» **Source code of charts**
%%
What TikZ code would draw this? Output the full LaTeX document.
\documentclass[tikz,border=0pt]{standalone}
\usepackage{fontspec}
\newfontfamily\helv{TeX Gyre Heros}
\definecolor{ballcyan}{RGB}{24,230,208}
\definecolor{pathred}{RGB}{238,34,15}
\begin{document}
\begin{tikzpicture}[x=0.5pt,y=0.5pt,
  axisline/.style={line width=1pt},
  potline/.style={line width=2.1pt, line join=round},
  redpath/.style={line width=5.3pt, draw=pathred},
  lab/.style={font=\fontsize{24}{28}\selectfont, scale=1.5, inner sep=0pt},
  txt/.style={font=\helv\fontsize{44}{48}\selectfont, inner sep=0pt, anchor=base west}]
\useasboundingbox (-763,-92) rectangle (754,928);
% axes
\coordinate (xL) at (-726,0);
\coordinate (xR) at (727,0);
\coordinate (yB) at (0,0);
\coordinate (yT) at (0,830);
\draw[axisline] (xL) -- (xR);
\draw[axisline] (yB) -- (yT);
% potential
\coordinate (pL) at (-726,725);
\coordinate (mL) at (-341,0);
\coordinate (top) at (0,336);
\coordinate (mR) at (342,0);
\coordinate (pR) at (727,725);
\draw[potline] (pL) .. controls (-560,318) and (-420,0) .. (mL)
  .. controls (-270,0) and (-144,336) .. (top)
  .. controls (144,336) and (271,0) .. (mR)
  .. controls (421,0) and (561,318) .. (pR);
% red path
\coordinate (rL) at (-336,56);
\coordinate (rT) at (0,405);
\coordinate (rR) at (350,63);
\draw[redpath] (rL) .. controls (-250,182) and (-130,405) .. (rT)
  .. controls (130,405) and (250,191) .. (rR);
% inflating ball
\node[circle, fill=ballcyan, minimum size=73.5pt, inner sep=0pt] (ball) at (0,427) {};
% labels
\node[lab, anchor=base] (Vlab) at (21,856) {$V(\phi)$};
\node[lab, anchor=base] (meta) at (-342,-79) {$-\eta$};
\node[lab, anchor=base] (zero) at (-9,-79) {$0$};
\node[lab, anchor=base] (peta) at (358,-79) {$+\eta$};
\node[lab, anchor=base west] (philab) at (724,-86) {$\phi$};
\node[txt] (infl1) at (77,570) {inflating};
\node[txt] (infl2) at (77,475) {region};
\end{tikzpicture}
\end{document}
%%
%%
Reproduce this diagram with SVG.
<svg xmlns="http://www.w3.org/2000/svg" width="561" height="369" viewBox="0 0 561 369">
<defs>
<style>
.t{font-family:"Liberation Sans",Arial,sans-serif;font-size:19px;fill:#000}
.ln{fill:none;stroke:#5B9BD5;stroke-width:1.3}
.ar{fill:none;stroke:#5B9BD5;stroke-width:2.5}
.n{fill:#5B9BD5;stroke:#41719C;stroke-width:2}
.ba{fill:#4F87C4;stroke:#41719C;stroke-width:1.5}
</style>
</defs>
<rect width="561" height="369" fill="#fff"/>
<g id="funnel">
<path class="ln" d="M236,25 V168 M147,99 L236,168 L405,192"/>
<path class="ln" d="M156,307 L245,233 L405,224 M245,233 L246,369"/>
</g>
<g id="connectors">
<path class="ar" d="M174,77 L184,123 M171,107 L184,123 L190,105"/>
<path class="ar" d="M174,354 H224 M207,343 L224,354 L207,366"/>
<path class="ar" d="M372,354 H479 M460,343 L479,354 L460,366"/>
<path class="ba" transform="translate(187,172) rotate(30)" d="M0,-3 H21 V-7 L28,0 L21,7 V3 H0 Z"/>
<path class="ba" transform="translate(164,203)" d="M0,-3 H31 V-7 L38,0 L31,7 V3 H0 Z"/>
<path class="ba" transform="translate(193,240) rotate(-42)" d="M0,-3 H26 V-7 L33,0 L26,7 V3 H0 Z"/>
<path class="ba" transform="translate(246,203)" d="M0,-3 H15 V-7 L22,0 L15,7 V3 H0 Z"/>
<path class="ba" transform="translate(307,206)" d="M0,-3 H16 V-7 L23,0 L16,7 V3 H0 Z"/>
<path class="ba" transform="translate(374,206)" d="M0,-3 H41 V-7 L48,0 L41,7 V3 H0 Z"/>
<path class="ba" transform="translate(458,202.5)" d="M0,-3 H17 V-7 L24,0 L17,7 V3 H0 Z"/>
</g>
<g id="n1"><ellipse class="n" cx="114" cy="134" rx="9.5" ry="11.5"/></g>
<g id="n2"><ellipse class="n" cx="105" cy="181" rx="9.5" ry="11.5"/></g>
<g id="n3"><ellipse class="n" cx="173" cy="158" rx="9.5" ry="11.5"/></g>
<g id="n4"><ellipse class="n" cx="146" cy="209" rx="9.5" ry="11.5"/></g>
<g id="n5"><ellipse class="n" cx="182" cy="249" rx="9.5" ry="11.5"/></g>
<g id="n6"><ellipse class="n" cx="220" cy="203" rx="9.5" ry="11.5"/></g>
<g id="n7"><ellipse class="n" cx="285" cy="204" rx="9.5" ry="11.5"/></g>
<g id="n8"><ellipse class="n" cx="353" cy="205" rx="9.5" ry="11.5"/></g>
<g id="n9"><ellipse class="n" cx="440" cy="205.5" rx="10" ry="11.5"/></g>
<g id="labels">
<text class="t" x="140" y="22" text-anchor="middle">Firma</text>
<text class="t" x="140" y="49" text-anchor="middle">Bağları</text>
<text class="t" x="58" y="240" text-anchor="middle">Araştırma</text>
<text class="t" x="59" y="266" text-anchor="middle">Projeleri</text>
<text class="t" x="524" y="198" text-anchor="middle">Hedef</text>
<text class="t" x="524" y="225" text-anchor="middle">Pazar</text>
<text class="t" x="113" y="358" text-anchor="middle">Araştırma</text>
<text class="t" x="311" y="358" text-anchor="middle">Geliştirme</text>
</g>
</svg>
%%
%%
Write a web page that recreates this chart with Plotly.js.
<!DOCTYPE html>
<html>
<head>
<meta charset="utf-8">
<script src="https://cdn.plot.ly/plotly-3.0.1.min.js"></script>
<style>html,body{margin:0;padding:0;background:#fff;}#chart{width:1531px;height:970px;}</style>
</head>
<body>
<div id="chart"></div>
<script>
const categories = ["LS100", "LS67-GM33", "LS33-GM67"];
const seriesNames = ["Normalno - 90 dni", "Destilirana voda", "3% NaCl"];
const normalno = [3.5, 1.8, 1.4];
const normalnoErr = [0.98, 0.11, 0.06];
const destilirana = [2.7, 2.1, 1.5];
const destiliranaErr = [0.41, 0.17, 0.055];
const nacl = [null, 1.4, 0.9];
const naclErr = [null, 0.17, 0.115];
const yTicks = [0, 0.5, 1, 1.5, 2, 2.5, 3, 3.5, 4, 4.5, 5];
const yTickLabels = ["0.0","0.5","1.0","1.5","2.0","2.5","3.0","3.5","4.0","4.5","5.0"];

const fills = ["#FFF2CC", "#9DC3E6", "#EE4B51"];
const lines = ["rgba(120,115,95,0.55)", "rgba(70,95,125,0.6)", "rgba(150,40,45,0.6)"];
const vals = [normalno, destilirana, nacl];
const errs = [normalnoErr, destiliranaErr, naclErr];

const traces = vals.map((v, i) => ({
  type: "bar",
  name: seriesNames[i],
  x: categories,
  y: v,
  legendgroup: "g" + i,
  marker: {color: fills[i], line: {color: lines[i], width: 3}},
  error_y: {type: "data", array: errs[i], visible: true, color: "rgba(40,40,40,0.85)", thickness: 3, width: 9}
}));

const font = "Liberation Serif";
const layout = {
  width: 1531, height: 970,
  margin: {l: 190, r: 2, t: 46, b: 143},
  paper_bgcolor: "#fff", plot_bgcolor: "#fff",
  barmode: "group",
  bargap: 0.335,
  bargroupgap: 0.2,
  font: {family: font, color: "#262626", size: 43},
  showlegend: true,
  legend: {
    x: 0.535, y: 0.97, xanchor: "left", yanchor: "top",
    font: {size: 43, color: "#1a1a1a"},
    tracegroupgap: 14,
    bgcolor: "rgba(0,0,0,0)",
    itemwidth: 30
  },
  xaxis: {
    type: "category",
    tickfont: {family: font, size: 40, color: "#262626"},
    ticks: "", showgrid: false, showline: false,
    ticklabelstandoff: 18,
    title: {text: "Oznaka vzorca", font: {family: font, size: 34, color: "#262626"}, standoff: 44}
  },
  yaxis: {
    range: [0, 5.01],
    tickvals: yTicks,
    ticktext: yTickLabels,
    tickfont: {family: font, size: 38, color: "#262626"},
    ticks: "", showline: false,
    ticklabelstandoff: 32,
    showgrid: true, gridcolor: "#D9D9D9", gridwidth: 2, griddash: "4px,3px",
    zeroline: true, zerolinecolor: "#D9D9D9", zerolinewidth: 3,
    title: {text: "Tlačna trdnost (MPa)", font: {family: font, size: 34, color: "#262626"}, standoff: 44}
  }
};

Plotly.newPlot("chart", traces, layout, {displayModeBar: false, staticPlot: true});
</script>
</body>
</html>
%%
» **Objective**
Looking back at the lines above, state how many contain the word "with", and supply nothing besides the number.

» **Response to the exercise**
2